» TASK REQUIREMENTS: Return the lines below exactly, from the first line to the line that contains "from matplotlib.ticker import". Leave out pictures.

——————

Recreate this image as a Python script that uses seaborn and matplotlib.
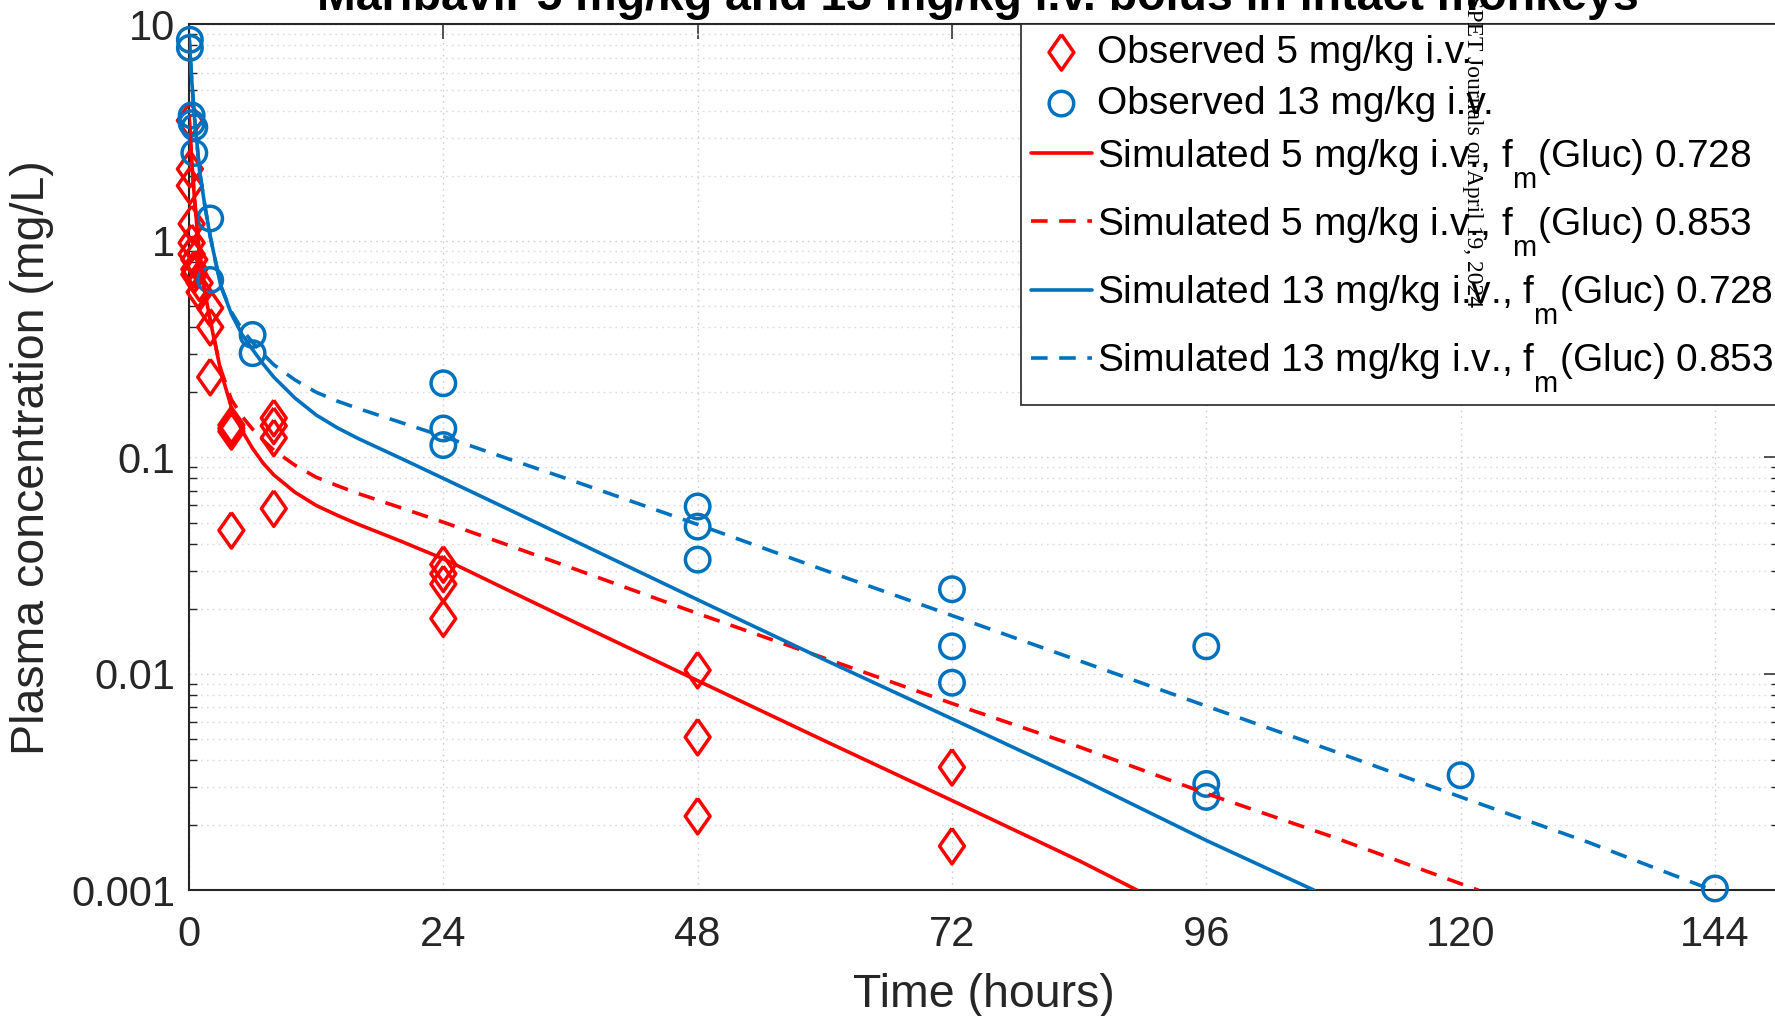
import numpy as np
import pandas as pd
import matplotlib
matplotlib.use("Agg")
import matplotlib.pyplot as plt
import seaborn as sns
from matplotlib.ticker import LogLocator, FixedLocator, NullFormatter, FixedFormatter

try:
    import matplotlib._mathtext as _mt
    _mt.SHRINK_FACTOR = 0.75
    _mt.FontConstantsBase.sub1 = 1.0
except Exception:
    pass

# ---------------- data ----------------
obs5_time = [0.083, 0.083, 0.083, 0.25, 0.25, 0.25, 0.5, 0.5, 0.5, 1, 1, 2, 2, 2,
             4, 4, 4, 4, 8, 8, 8, 8, 24, 24, 24, 24, 48, 48, 48, 72, 72]
obs5_conc = [3.6, 2.15, 1.8, 1.2, 0.98, 0.87, 0.82, 0.74, 0.70, 0.64, 0.58, 0.49, 0.40, 0.235,
             0.141, 0.136, 0.132, 0.046, 0.152, 0.140, 0.123, 0.058,
             0.032, 0.029, 0.026, 0.018, 0.0104, 0.0051, 0.0022, 0.0037, 0.0016]

obs13_time = [0.083, 0.083, 0.25, 0.25, 0.5, 0.5, 2, 2, 6, 6, 24, 24, 24,
              48, 48, 48, 72, 72, 72, 96, 96, 96, 120, 144]
obs13_conc = [8.5, 7.8, 3.8, 3.5, 3.35, 2.55, 1.27, 0.66, 0.368, 0.303, 0.220, 0.136, 0.114,
              0.0593, 0.0479, 0.0337, 0.0246, 0.0134, 0.0091, 0.0134, 0.0031, 0.0027, 0.0034, 0.00102]

sim5_a_time = [0, 0.25, 0.5, 1, 1.5, 2, 3, 4, 5, 6, 7, 8, 10, 12, 14, 16, 20, 24, 30, 36,
               48, 60, 72, 84, 89.5]
sim5_a_conc = [3.8, 2.4, 1.6, 0.85, 0.58, 0.43, 0.25, 0.17, 0.133, 0.11, 0.094, 0.083, 0.069,
               0.06, 0.054, 0.049, 0.041, 0.034, 0.0245, 0.0177, 0.0093, 0.0049, 0.0026,
               0.00137, 0.001]

sim5_b_time = [0, 0.25, 0.5, 1, 1.5, 2, 3, 4, 5, 6, 7, 8, 10, 12, 14, 16, 20, 24, 30, 36,
               48, 60, 72, 84, 96, 108, 121.7]
sim5_b_conc = [3.8, 2.4, 1.6, 0.85, 0.58, 0.43, 0.255, 0.185, 0.155, 0.135, 0.12, 0.108, 0.092,
               0.081, 0.074, 0.068, 0.0585, 0.0502, 0.0395, 0.031, 0.019, 0.0118, 0.0073,
               0.0046, 0.0028, 0.00176, 0.001]

sim13_a_time = [0, 0.25, 0.5, 1, 1.5, 2, 3, 4, 5, 6, 7, 8, 10, 12, 14, 16, 20, 24, 30, 36,
                48, 60, 72, 84, 96, 106.2]
sim13_a_conc = [9.0, 5.6, 3.8, 2.1, 1.45, 1.05, 0.62, 0.46, 0.37, 0.315, 0.27, 0.235, 0.188,
                0.157, 0.137, 0.122, 0.099, 0.08, 0.058, 0.042, 0.022, 0.0116, 0.0062, 0.0033,
                0.0017, 0.001]

sim13_b_time = [0, 0.25, 0.5, 1, 1.5, 2, 3, 4, 5, 6, 7, 8, 10, 12, 14, 16, 20, 24, 30, 36,
                48, 60, 72, 84, 96, 108, 120, 132, 143.8]
sim13_b_conc = [9.0, 5.6, 3.8, 2.1, 1.45, 1.05, 0.62, 0.47, 0.39, 0.34, 0.3, 0.268, 0.228, 0.2,
                0.182, 0.168, 0.145, 0.125, 0.099, 0.0787, 0.049, 0.0301, 0.0186, 0.0115,
                0.0071, 0.0044, 0.0027, 0.00167, 0.001]

x_ticks = [0, 24, 48, 72, 96, 120, 144]
y_ticks = [0.001, 0.01, 0.1, 1, 10]
y_tick_labels = ["0.001", "0.01", "0.1", "1", "10"]

labels = ["Observed 5 mg/kg i.v.",
          "Observed 13 mg/kg i.v.",
          "Simulated 5 mg/kg i.v., f$_{\\mathrm{m}}$(Gluc) 0.728",
          "Simulated 5 mg/kg i.v., f$_{\\mathrm{m}}$(Gluc) 0.853",
          "Simulated 13 mg/kg i.v., f$_{\\mathrm{m}}$(Gluc) 0.728",
          "Simulated 13 mg/kg i.v., f$_{\\mathrm{m}}$(Gluc) 0.853"]
title = "Maribavir 5 mg/kg and 13 mg/kg i.v. bolus in intact monkeys"
watermark = "Downloaded from jpet.aspetjournals.org at ASPET Journals on April 19, 2024"

RED = "#FF0000"
BLUE = "#0072BD"
AXC = "#262626"

# ---------------- style ----------------
sns.set_style("white")
plt.rcParams['font.family'] = ['Liberation Sans', 'DejaVu Sans']
plt.rcParams['mathtext.fontset'] = 'custom'
plt.rcParams['mathtext.rm'] = 'Liberation Sans'
plt.rcParams['mathtext.it'] = 'Liberation Sans:italic'
plt.rcParams['mathtext.bf'] = 'Liberation Sans:bold'

fig = plt.figure(figsize=(17.75, 10.16), dpi=100)
ax = fig.add_axes([0.10648, 0.12372, 0.8955, 0.85217])
ax.set_yscale('log')

diamond = [(0, 1), (0.7, 0), (0, -1), (-0.7, 0), (0, 1)]

sns.scatterplot(x=obs5_time, y=obs5_conc, ax=ax, marker=diamond, s=655,
                facecolor='none', edgecolor=RED, linewidth=2.5, label=labels[0],
                clip_on=False, zorder=3)
sns.scatterplot(x=obs13_time, y=obs13_conc, ax=ax, marker='o', s=311,
                facecolor='none', edgecolor=BLUE, linewidth=2.5, label=labels[1],
                clip_on=False, zorder=3)

dash = (0, (4.6, 3.2))
sns.lineplot(x=sim5_a_time, y=sim5_a_conc, ax=ax, color=RED, linewidth=2.6,
             label=labels[2], zorder=4)
sns.lineplot(x=sim5_b_time, y=sim5_b_conc, ax=ax, color=RED, linewidth=2.6,
             linestyle=dash, label=labels[3], zorder=4)
sns.lineplot(x=sim13_a_time, y=sim13_a_conc, ax=ax, color=BLUE, linewidth=2.6,
             label=labels[4], zorder=4)
sns.lineplot(x=sim13_b_time, y=sim13_b_conc, ax=ax, color=BLUE, linewidth=2.6,
             linestyle=dash, label=labels[5], zorder=4)

ax.set_xlim(0, 150)
ax.set_ylim(0.001, 10)

ax.xaxis.set_major_locator(FixedLocator(x_ticks))
ax.yaxis.set_major_locator(FixedLocator(y_ticks))
ax.yaxis.set_major_formatter(FixedFormatter(y_tick_labels))
ax.yaxis.set_minor_locator(LogLocator(base=10, subs=np.arange(2, 10), numticks=20))
ax.yaxis.set_minor_formatter(NullFormatter())

ax.tick_params(axis='both', which='major', direction='in', length=11, width=1.1,
               color=AXC, labelsize=30, labelcolor=AXC, top=True, right=True)
ax.tick_params(axis='y', which='minor', direction='in', length=6, width=1.0,
               color=AXC, left=True, right=True)
ax.tick_params(axis='x', which='major', pad=18)
ax.tick_params(axis='y', which='major', pad=10)

for sp in ax.spines.values():
    sp.set_color(AXC)
    sp.set_linewidth(1.5)
    sp.set_visible(True)

ax.grid(True, which='major', axis='both', linestyle=(0, (1.2, 3)), color='#cfcfcf', linewidth=1.0)
ax.grid(True, which='minor', axis='y', linestyle=(0, (1.2, 3)), color='#dadada', linewidth=1.0)
ax.set_axisbelow(True)

ax.set_xlabel("Time (hours)", fontsize=33.5, color=AXC)
ax.set_ylabel("Plasma concentration (mg/L)", fontsize=33.5, color=AXC)
ax.xaxis.set_label_coords(0.5, -0.095)
ax.yaxis.set_label_coords(-0.085, 0.5)

handles, labs = ax.get_legend_handles_labels()
leg = ax.legend(handles, labs, loc='upper right', bbox_to_anchor=(1.003, 1), borderaxespad=0,
                fontsize=28, frameon=True, fancybox=False, framealpha=1, edgecolor=AXC,
                handlelength=1.58, handletextpad=0.12, borderpad=0.26, labelspacing=0.39,
                scatterpoints=1)
leg.get_frame().set_linewidth(1.2)
for t in leg.get_texts():
    t.set_color('black')

fig.text(0.551, 0.990, title, ha='center', va='baseline', fontsize=33.5,
         fontweight='bold', color='black')
fig.text(0.8293, 0.698, watermark, rotation=270, ha='center', va='bottom', fontsize=17,
         family=['Liberation Serif', 'DejaVu Serif'], color='black', zorder=10)

fig.savefig('out.png', dpi=100)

——————

» REPLY TO THE TASK:
Recreate this image as a Python script that uses seaborn and matplotlib.
import numpy as np
import pandas as pd
import matplotlib
matplotlib.use("Agg")
import matplotlib.pyplot as plt
import seaborn as sns
from matplotlib.ticker import LogLocator, FixedLocator, NullFormatter, FixedFormatter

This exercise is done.